Now the current Labour administration is considering whether to reintroduce the charges. Council leader Mr Innes said: “The reality is that the council continues to face some very tough choices.

“The consultation presents some possible options from council officers which might help us to address the challenges posed by reductions in the amount of funding available to us, while at the same time focusing on our priorities and protecting the most vulnerable in our communities.

No decisions made

“It is important to stress that no decisions have been made and work is continuing to identify savings. However, the options highlight the kind of challenges and tough choices faced by councillors across Scotland. It’s absolutely vital that we hear from the residents we serve at this time.”

The six options put before residents in a survey on the council’s consultation hub are: rationalise and review council assets; review the garden waste collection service; grant support to local business; commercialisation of outdoor learning; removal of taxi card scheme; and charge for bulky item uplifts (more details in story below).

The consultation also asks people to rate the services which are most important to them, from leisure centres to homelessness, as well as asking for their views on increasing council tax by up to 10 per cent if allowed by the Scottish Government.

Last year, the council set out 15 options for public consultation ahead of its budget.
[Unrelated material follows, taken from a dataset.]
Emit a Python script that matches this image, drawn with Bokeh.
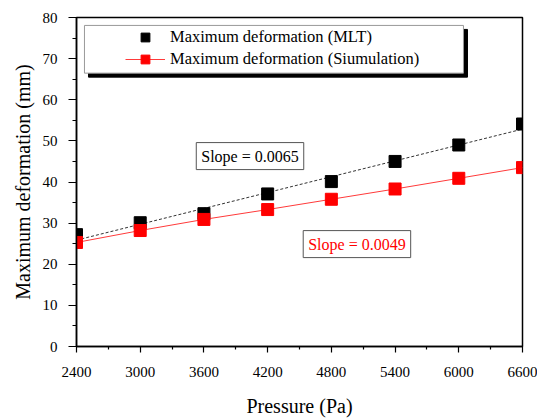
import numpy as np
from bokeh.plotting import figure
from bokeh.models import Range1d, FixedTicker, Legend, LegendItem, Label, BoxAnnotation
from bokeh.embed import file_html
from bokeh.resources import INLINE

# ---- data ----
pressure = [2400, 3000, 3600, 4200, 4800, 5400, 6000, 6600]
mlt = [27.2, 30.1, 32.3, 37.1, 40.1, 45.0, 49.0, 54.1]
sim = [25.3, 28.2, 30.9, 33.3, 35.8, 38.3, 40.9, 43.5]
x_ticks = [2400, 3000, 3600, 4200, 4800, 5400, 6000, 6600]
y_ticks = [0, 10, 20, 30, 40, 50, 60, 70, 80]
mlt_label = "Maximum deformation (MLT)"
sim_label = "Maximum deformation (Siumulation)"
slope_mlt_text = "Slope = 0.0065"
slope_sim_text = "Slope = 0.0049"
x_title = "Pressure (Pa)"
y_title = "Maximum deformation (mm)"

FONT = "Liberation Serif"

p = figure(width=537, height=419,
           x_range=Range1d(x_ticks[0], x_ticks[-1]),
           y_range=Range1d(y_ticks[0], y_ticks[-1]),
           output_backend="svg", toolbar_location=None,
           min_border_left=76, min_border_right=15,
           min_border_top=17, min_border_bottom=71)

p.xgrid.visible = False
p.ygrid.visible = False
p.outline_line_color = "black"
p.outline_line_width = 1.5
p.outline_line_alpha = 1.0
p.background_fill_color = "white"
p.border_fill_color = "white"

# linear fit for MLT series
coef = np.polyfit(pressure, mlt, 1)
fit_x = [pressure[0], pressure[-1]]
fit_y = list(np.polyval(coef, fit_x))

p.line(fit_x, fit_y, line_color="#333333", line_width=1, line_dash="3 2")
r_mlt = p.scatter(pressure, mlt, marker="square", size=12,
                  fill_color="black", line_color="black")
r_sim_line = p.line(pressure, sim, line_color="#ff3a3a", line_width=1)
r_sim = p.scatter(pressure, sim, marker="square", size=12,
                  fill_color="#ff0000", line_color="#ff0000")

# axes
x_minor = [(a + b) / 2 for a, b in zip(x_ticks[:-1], x_ticks[1:])]
y_minor = [(a + b) / 2 for a, b in zip(y_ticks[:-1], y_ticks[1:])]
p.xaxis.ticker = FixedTicker(ticks=x_ticks, minor_ticks=x_minor)
p.yaxis.ticker = FixedTicker(ticks=y_ticks, minor_ticks=y_minor)

for ax in (p.xaxis[0], p.yaxis[0]):
    ax.axis_line_color = "black"
    ax.axis_line_width = 1.5
    ax.major_tick_line_color = "black"
    ax.minor_tick_line_color = "black"
    ax.major_tick_line_width = 1.2
    ax.minor_tick_line_width = 1.2
    ax.major_tick_in = 0
    ax.minor_tick_in = 0
    ax.major_label_text_font = FONT
    ax.major_label_text_font_size = "15px"
    ax.major_label_text_color = "black"
    ax.axis_label_text_font = FONT
    ax.axis_label_text_font_size = "20px"
    ax.axis_label_text_font_style = "normal"
    ax.axis_label_text_color = "black"

p.xaxis.major_tick_out = 6
p.xaxis.minor_tick_out = 3
p.xaxis.major_label_standoff = 14
p.xaxis.axis_label_standoff = 15
p.xaxis.axis_label = x_title

p.yaxis.major_tick_out = 8
p.yaxis.minor_tick_out = 4
p.yaxis.major_label_standoff = 11
p.yaxis.axis_label_standoff = 6
p.yaxis.axis_label = y_title

# legend frame with drop shadow (decorative)
shadow = BoxAnnotation(left=2513, right=6082, top=77.1, bottom=65.5,
                       fill_color="black", fill_alpha=1.0, line_color="black",
                       line_alpha=1.0, level="overlay")
box = BoxAnnotation(left=2475, right=6044, top=78.07, bottom=66.47,
                    fill_color="white", fill_alpha=1.0, line_color="#999999",
                    line_width=1, line_alpha=1.0, level="overlay")
p.add_layout(shadow)
p.add_layout(box)

legend = Legend(items=[LegendItem(label=mlt_label, renderers=[r_mlt]),
                       LegendItem(label=sim_label, renderers=[r_sim_line, r_sim])],
                location=(49, 276), padding=0, spacing=0,
                glyph_width=40, glyph_height=22, label_height=22,
                label_standoff=5,
                label_text_font=FONT, label_text_font_size="16.5px",
                label_text_color="black",
                border_line_alpha=0, background_fill_alpha=0)
p.add_layout(legend, "center")

# slope annotations
def slope_label(x, y, txt, color):
    lab = Label(x=x, y=y, text=txt, text_align="center", text_baseline="middle",
                text_font=FONT, text_font_size="16px", text_color=color,
                background_fill_color="white", background_fill_alpha=1.0,
                border_line_color="#555555", border_line_width=1)
    try:
        lab.padding = 5
    except Exception:
        pass
    return lab

p.add_layout(slope_label(4034, 46.3, slope_mlt_text, "black"))
p.add_layout(slope_label(5041, 24.9, slope_sim_text, "#ff0000"))

open("out.html", "w").write(file_html(p, INLINE))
It later introduced new and increased adult services charges which included charging up to £5 a day to use council-run day centres for adults with learning disabilities, as well as doubling the weekly cost of a community alarm from £2 to £4.
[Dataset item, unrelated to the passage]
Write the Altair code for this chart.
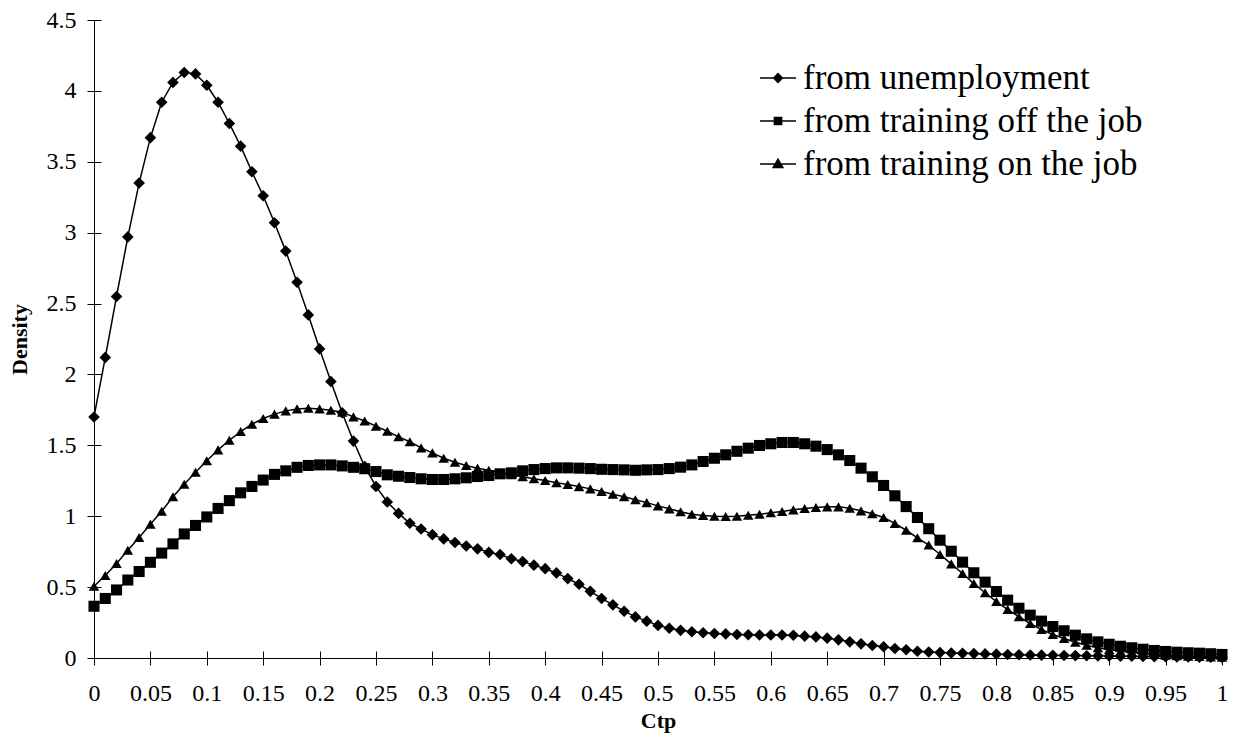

Mr Tweedy said that, while CoEL recognised that the council was in a difficult position, the charity was “dismayed that the taxi card scheme has been singled out as a possible area for cuts”.

He told the Courier: “This scheme is only available to people with a permanent physical disability who do not have their own transport people and who also cannot accesses public transport.
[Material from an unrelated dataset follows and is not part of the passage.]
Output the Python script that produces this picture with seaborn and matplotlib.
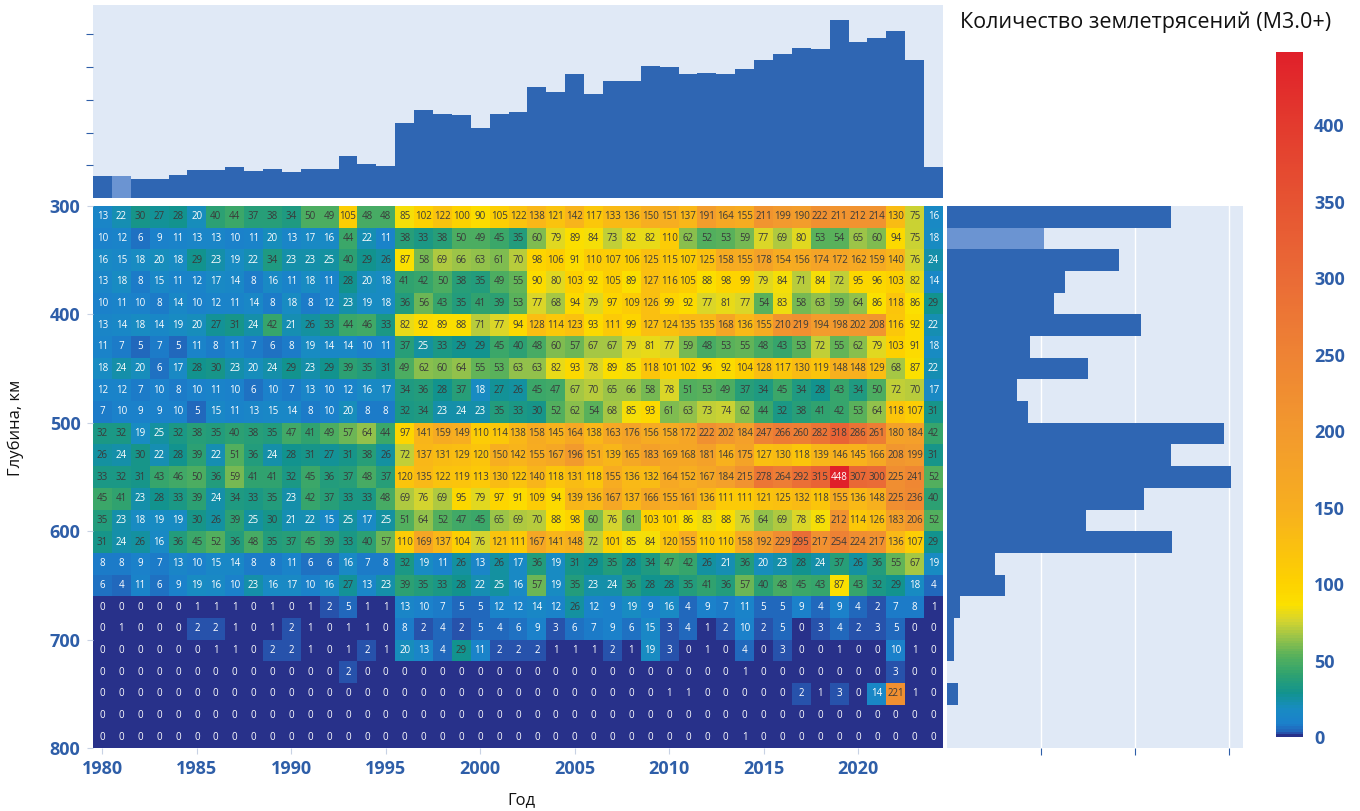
import numpy as np
import pandas as pd
import matplotlib
matplotlib.use("Agg")
import matplotlib.pyplot as plt
import seaborn as sns
from matplotlib.colors import LinearSegmentedColormap

plt.rcParams["font.family"] = ["Open Sans", "DejaVu Sans"]

""" Data: number of M3.0+ earthquakes per year and per 20 km depth layer """

years = list(range(1980, 2025))
depths = list(range(300, 800, 20))  # top of each layer, km

d300 = [13, 22, 30, 27, 28, 20, 40, 44, 37, 38, 34, 50, 49, 105, 48, 48, 85, 102, 122, 100, 90, 105, 122, 138, 121, 142, 117, 133, 136, 150, 151, 137, 191, 164, 155, 211, 199, 190, 222, 211, 212, 214, 130, 75, 16]
d320 = [10, 12, 6, 9, 11, 13, 13, 10, 11, 20, 13, 17, 16, 44, 22, 11, 38, 33, 38, 50, 49, 45, 35, 60, 79, 89, 84, 73, 82, 82, 110, 62, 52, 53, 59, 77, 69, 80, 53, 54, 65, 60, 94, 75, 18]
d340 = [16, 15, 18, 20, 18, 29, 23, 19, 22, 34, 23, 23, 25, 40, 29, 26, 87, 58, 69, 66, 63, 61, 70, 98, 106, 91, 110, 107, 106, 125, 115, 107, 125, 158, 155, 178, 154, 156, 174, 172, 162, 159, 140, 76, 24]
d360 = [13, 18, 8, 15, 11, 12, 17, 14, 8, 16, 11, 18, 11, 28, 20, 18, 41, 42, 50, 38, 35, 49, 55, 90, 80, 103, 92, 105, 89, 127, 116, 105, 88, 98, 99, 79, 84, 71, 84, 72, 95, 96, 103, 82, 14]
d380 = [10, 11, 10, 8, 14, 10, 12, 11, 14, 8, 18, 8, 12, 23, 19, 18, 36, 56, 43, 35, 41, 39, 53, 77, 68, 94, 79, 97, 109, 126, 99, 92, 77, 81, 77, 54, 83, 58, 63, 59, 64, 86, 118, 86, 29]
d400 = [13, 14, 18, 14, 19, 20, 27, 31, 24, 42, 21, 26, 33, 44, 46, 33, 82, 92, 89, 88, 71, 77, 94, 128, 114, 123, 93, 111, 99, 127, 124, 135, 135, 168, 136, 155, 210, 219, 194, 198, 202, 208, 116, 92, 22]
d420 = [11, 7, 5, 7, 5, 11, 8, 11, 7, 6, 8, 19, 14, 14, 10, 11, 37, 25, 33, 29, 29, 45, 40, 48, 60, 57, 67, 67, 79, 81, 77, 59, 48, 53, 55, 48, 43, 53, 72, 55, 62, 79, 103, 91, 18]
d440 = [18, 24, 20, 6, 17, 28, 30, 23, 20, 24, 29, 23, 29, 39, 35, 31, 49, 62, 60, 64, 55, 53, 63, 63, 82, 93, 78, 89, 85, 118, 101, 102, 96, 92, 104, 128, 117, 130, 119, 148, 148, 129, 68, 87, 22]
d460 = [12, 12, 7, 10, 8, 10, 11, 10, 6, 10, 7, 13, 10, 12, 16, 17, 34, 36, 28, 37, 18, 27, 26, 45, 47, 67, 70, 65, 66, 58, 78, 51, 53, 49, 37, 34, 45, 34, 28, 43, 34, 50, 72, 70, 17]
d480 = [7, 10, 9, 9, 10, 5, 15, 11, 13, 15, 14, 8, 10, 20, 8, 8, 32, 34, 23, 24, 23, 35, 33, 30, 52, 62, 54, 68, 85, 93, 61, 63, 73, 74, 62, 44, 32, 38, 41, 42, 53, 64, 118, 107, 31]
d500 = [32, 32, 19, 25, 32, 38, 35, 40, 38, 35, 47, 41, 49, 57, 64, 44, 97, 141, 159, 149, 110, 114, 138, 158, 145, 164, 138, 163, 176, 156, 158, 172, 222, 202, 184, 247, 266, 260, 282, 318, 286, 261, 180, 184, 42]
d520 = [26, 24, 30, 22, 28, 39, 22, 51, 36, 24, 28, 31, 27, 31, 38, 26, 72, 137, 131, 129, 120, 150, 142, 155, 167, 196, 151, 139, 165, 183, 169, 168, 181, 146, 175, 127, 130, 118, 139, 146, 145, 166, 208, 199, 31]
d540 = [33, 32, 31, 43, 46, 50, 36, 59, 41, 41, 32, 45, 36, 37, 48, 37, 120, 135, 122, 119, 113, 130, 122, 140, 118, 131, 118, 155, 136, 132, 164, 152, 167, 184, 215, 278, 264, 292, 315, 448, 307, 300, 225, 241, 52]
d560 = [45, 41, 23, 28, 33, 39, 24, 34, 33, 35, 23, 42, 37, 33, 33, 48, 69, 76, 69, 95, 79, 97, 91, 109, 94, 139, 136, 167, 137, 166, 155, 161, 136, 111, 111, 121, 125, 132, 118, 155, 136, 148, 225, 236, 40]
d580 = [35, 23, 18, 19, 19, 30, 26, 39, 25, 30, 21, 22, 15, 25, 17, 25, 51, 64, 52, 47, 45, 65, 69, 70, 88, 98, 60, 76, 61, 103, 101, 86, 83, 88, 76, 64, 69, 78, 85, 212, 114, 126, 183, 206, 52]
d600 = [31, 24, 26, 16, 36, 45, 52, 36, 48, 35, 37, 45, 39, 33, 40, 57, 110, 169, 137, 104, 76, 121, 111, 167, 141, 148, 72, 101, 85, 84, 120, 155, 110, 110, 158, 192, 229, 295, 217, 254, 224, 217, 136, 107, 29]
d620 = [8, 8, 9, 7, 13, 10, 15, 14, 8, 8, 11, 6, 6, 16, 7, 8, 32, 19, 11, 26, 13, 26, 17, 36, 19, 31, 29, 35, 28, 34, 47, 42, 26, 21, 36, 20, 23, 28, 24, 37, 26, 36, 55, 67, 19]
d640 = [6, 4, 11, 6, 9, 19, 16, 10, 23, 16, 17, 10, 16, 27, 13, 23, 39, 35, 33, 28, 22, 25, 16, 57, 19, 35, 23, 24, 36, 28, 28, 35, 41, 36, 57, 40, 48, 45, 43, 87, 43, 32, 29, 18, 4]
d660 = [0, 0, 0, 0, 0, 1, 1, 1, 0, 1, 0, 1, 2, 5, 1, 1, 13, 10, 7, 5, 5, 12, 12, 14, 12, 26, 12, 9, 19, 9, 16, 4, 9, 7, 11, 5, 5, 9, 4, 9, 4, 2, 7, 8, 1]
d680 = [0, 1, 0, 0, 0, 2, 2, 1, 0, 1, 2, 1, 0, 1, 1, 0, 8, 2, 4, 2, 5, 4, 6, 9, 3, 6, 7, 9, 6, 15, 3, 4, 1, 2, 10, 2, 5, 0, 3, 4, 2, 3, 5, 0, 0]
d700 = [0, 0, 0, 0, 0, 0, 1, 1, 0, 2, 2, 1, 0, 1, 2, 1, 20, 13, 4, 29, 11, 2, 2, 2, 1, 1, 1, 2, 1, 19, 3, 0, 1, 0, 4, 0, 3, 0, 0, 1, 0, 0, 10, 1, 0]
d720 = [0, 0, 0, 0, 0, 0, 0, 0, 0, 0, 0, 0, 0, 2, 0, 0, 0, 0, 0, 0, 0, 0, 0, 0, 0, 0, 0, 0, 0, 0, 0, 0, 0, 0, 1, 0, 0, 0, 0, 0, 0, 0, 3, 0, 0]
d740 = [0, 0, 0, 0, 0, 0, 0, 0, 0, 0, 0, 0, 0, 0, 0, 0, 0, 0, 0, 0, 0, 0, 0, 0, 0, 0, 0, 0, 0, 0, 1, 1, 0, 0, 0, 0, 0, 2, 1, 3, 0, 14, 221, 1, 0]
d760 = [0] * 45
d780 = [0, 0, 0, 0, 0, 0, 0, 0, 0, 0, 0, 0, 0, 0, 0, 0, 0, 0, 0, 0, 0, 0, 0, 0, 0, 0, 0, 0, 0, 0, 0, 0, 0, 0, 1, 0, 0, 0, 0, 0, 0, 0, 0, 0, 0]

rows = [d300, d320, d340, d360, d380, d400, d420, d440, d460, d480, d500, d520,
        d540, d560, d580, d600, d620, d640, d660, d680, d700, d720, d740, d760, d780]
counts = pd.DataFrame(rows, index=depths, columns=years)

per_year = counts.sum(axis=0)   # top marginal histogram
per_depth = counts.sum(axis=1)  # right marginal histogram

""" Styling """

BLUE_TXT = "#2e5ea8"
BAR = "#2f66b3"
BAR_HI = "#6b94d2"
BG = "#e0e9f6"

vmax = counts.values.max()
stops = [(0, "#28318a"), (1, "#2a47a2"), (3, "#2265ba"), (8, "#1b80cb"), (18, "#188cc2"),
         (28, "#12938e"), (40, "#2fa270"), (52, "#55b05c"), (65, "#9cc448"), (76, "#d6d52e"),
         (86, "#fbe000"), (100, "#fdd200"), (150, "#f7ae20"), (200, "#f2992e"), (250, "#ee8334"),
         (300, "#ea6b36"), (350, "#e65432"), (400, "#e33b2e"), (vmax, "#e0202a")]
cmap = LinearSegmentedColormap.from_list("quakes", [(v / vmax, c) for v, c in stops])

W, H = 1360, 811


def box(l, t, r, b):
    # pixel box -> figure fraction
    return [l / W, 1 - b / H, (r - l) / W, (b - t) / H]


fig = plt.figure(figsize=(W / 100, H / 100), dpi=100)
ax = fig.add_axes(box(93, 206, 943, 748))
ax_top = fig.add_axes(box(93, 5, 943, 198))
ax_right = fig.add_axes(box(947, 206, 1243, 748))
cax = fig.add_axes(box(1276, 52, 1303, 737))

""" Heatmap """

sns.heatmap(counts, ax=ax, cmap=cmap, vmin=0, vmax=vmax, annot=True, fmt="d",
            annot_kws={"fontsize": 7}, cbar_ax=cax, linewidths=0,
            xticklabels=False, yticklabels=False)

for t in ax.texts:
    v = int(t.get_text())
    t.set_color("white" if (v < 26 or v > 400) else "#3a3a3a")

xt = [i for i, y in enumerate(years) if y % 5 == 0 and y <= 2020]
ax.set_xticks([i + 0.5 for i in xt])
ax.set_xticklabels([years[i] for i in xt])
ax.set_yticks(range(0, len(depths) + 1, 5))
ax.set_yticklabels([300 + 20 * i for i in range(0, len(depths) + 1, 5)])
ax.tick_params(axis="both", length=4, color="#c8d2e4", labelsize=13, labelcolor=BLUE_TXT, pad=5)
for lbl in ax.get_xticklabels() + ax.get_yticklabels():
    lbl.set_fontweight("bold")
ax.set_xlabel("")
ax.set_ylabel("")

""" Marginal histograms """

hi = 1  # highlighted (hovered) cell: 1981, 320-340 km
ax_top.set_facecolor(BG)
ax_top.bar(np.arange(len(years)) + 0.5, per_year.values, width=1.0,
           color=[BAR_HI if i == hi else BAR for i in range(len(years))], linewidth=0)
ax_top.set_xlim(0, len(years))
ax_top.set_ylim(0, 2950)
ax_top.set_xticks([])
ax_top.set_yticks([500, 1000, 1500, 2000, 2500])
ax_top.set_yticklabels([])
ax_top.tick_params(axis="y", length=5, color=BLUE_TXT)
for s in ax_top.spines.values():
    s.set_visible(False)

ax_right.set_facecolor(BG)
ax_right.set_axisbelow(True)
ax_right.grid(axis="x", color="white", linewidth=1)
ax_right.barh(np.arange(len(depths)) + 0.5, per_depth.values, height=1.0,
              color=[BAR_HI if i == hi else BAR for i in range(len(depths))], linewidth=0)
ax_right.set_ylim(len(depths), 0)
ax_right.set_xlim(0, 6300)
ax_right.set_yticks([])
ax_right.set_xticks([2000, 4000, 6000])
ax_right.set_xticklabels([])
ax_right.tick_params(axis="x", length=5, color=BLUE_TXT)
for s in ax_right.spines.values():
    s.set_visible(False)

""" Colorbar and texts """

cbar = ax.collections[0].colorbar
cbar.set_ticks(range(0, 401, 50))
cbar.outline.set_visible(False)
cax.tick_params(length=0, labelsize=13, labelcolor=BLUE_TXT, pad=8)
for lbl in cax.get_yticklabels():
    lbl.set_fontweight("bold")

fig.text(960 / W, 1 - 22 / H, "Количество землетрясений (M3.0+)", fontsize=15.5,
         ha="left", va="center", color="#111111")
fig.text(16 / W, 1 - 428 / H, "Глубина, км", fontsize=12, rotation=90,
         ha="center", va="center", color="#111111")
fig.text(521 / W, 1 - 800 / H, "Год", fontsize=12, ha="center", va="center", color="#111111")

fig.savefig("out.png", dpi=100)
“It provides a small but vital discount on the costs of taxis and the Health and Social Care Partnership’s own advice says that without the scheme such people would be effectively housebound.”

Councillor Jane Henderson (Conservative), leader of the opposition, said it was important that the views of residents were heard and urged as many people as possible to take part in the consultation, which is open until Christmas Eve, December 24.

She said: “We can take on board the views and priorities only if they are voiced. This is one way to try to reach out and I hope as many people try to complete the few simple questions that are set out. The more who participate, the more meaningful the statistics will be and more helpful in working towards constructing the 2019/2020 budget.”

However Councillor Stuart Currie, SNP Group leader, criticised the information provided as “worst case scenario”.

He said: “The budget consultation is an opportunity for our communities and residents to have their say. Unfortunately, the documents take the worst case scenario and give the impression that they are factual. The documents sadly fail to highlight the actions that this administration have failed to take which could have not only saved valuable money but would have helped fund vital frontline services.

“In the weeks ahead, the SNP councillors will engage with other groups to put in place a budget that delivers for East Lothian.”

Iain Gray (Lab), East Lothian MSP, said the consultation aimed to give people the “fullest picture” on decisions that could be taken.

He said: “This is understandable in light of the huge cuts in its funding from the Scottish Government, totalling £25m over the last five years, with further savings of £12.5m to be made over the next three. However, I’m sure that the council will do everything it can to protect essential services and limit any new cuts or charges as far as possible.”